Goal of the exercise
Reproduce the full listing that appears beneath this instruction exactly.
--------------------------------
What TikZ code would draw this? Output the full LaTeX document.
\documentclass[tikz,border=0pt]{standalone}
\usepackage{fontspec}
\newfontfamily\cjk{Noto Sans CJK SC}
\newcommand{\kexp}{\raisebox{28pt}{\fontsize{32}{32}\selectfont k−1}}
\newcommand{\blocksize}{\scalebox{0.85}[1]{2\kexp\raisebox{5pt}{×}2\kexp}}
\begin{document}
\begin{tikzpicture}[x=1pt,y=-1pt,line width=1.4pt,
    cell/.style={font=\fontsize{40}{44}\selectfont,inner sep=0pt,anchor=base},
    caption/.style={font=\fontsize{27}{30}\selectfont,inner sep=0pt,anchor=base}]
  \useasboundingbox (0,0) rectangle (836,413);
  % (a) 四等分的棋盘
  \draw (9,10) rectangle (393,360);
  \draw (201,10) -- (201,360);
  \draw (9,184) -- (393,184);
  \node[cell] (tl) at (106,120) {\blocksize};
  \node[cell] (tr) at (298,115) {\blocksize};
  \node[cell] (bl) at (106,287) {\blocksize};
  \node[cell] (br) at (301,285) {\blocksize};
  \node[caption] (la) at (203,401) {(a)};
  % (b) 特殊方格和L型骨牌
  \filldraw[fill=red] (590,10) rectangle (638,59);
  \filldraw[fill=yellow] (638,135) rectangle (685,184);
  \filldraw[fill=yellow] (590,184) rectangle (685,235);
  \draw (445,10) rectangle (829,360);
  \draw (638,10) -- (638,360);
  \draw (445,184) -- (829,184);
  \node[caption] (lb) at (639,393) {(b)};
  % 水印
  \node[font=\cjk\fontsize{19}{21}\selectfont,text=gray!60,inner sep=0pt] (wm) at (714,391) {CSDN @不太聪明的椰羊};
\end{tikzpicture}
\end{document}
--------------------------------
Response to this exercise
What TikZ code would draw this? Output the full LaTeX document.
\documentclass[tikz,border=0pt]{standalone}
\usepackage{fontspec}
\newfontfamily\cjk{Noto Sans CJK SC}
\newcommand{\kexp}{\raisebox{28pt}{\fontsize{32}{32}\selectfont k−1}}
\newcommand{\blocksize}{\scalebox{0.85}[1]{2\kexp\raisebox{5pt}{×}2\kexp}}
\begin{document}
\begin{tikzpicture}[x=1pt,y=-1pt,line width=1.4pt,
    cell/.style={font=\fontsize{40}{44}\selectfont,inner sep=0pt,anchor=base},
    caption/.style={font=\fontsize{27}{30}\selectfont,inner sep=0pt,anchor=base}]
  \useasboundingbox (0,0) rectangle (836,413);
  % (a) 四等分的棋盘
  \draw (9,10) rectangle (393,360);
  \draw (201,10) -- (201,360);
  \draw (9,184) -- (393,184);
  \node[cell] (tl) at (106,120) {\blocksize};
  \node[cell] (tr) at (298,115) {\blocksize};
  \node[cell] (bl) at (106,287) {\blocksize};
  \node[cell] (br) at (301,285) {\blocksize};
  \node[caption] (la) at (203,401) {(a)};
  % (b) 特殊方格和L型骨牌
  \filldraw[fill=red] (590,10) rectangle (638,59);
  \filldraw[fill=yellow] (638,135) rectangle (685,184);
  \filldraw[fill=yellow] (590,184) rectangle (685,235);
  \draw (445,10) rectangle (829,360);
  \draw (638,10) -- (638,360);
  \draw (445,184) -- (829,184);
  \node[caption] (lb) at (639,393) {(b)};
  % 水印
  \node[font=\cjk\fontsize{19}{21}\selectfont,text=gray!60,inner sep=0pt] (wm) at (714,391) {CSDN @不太聪明的椰羊};
\end{tikzpicture}
\end{document}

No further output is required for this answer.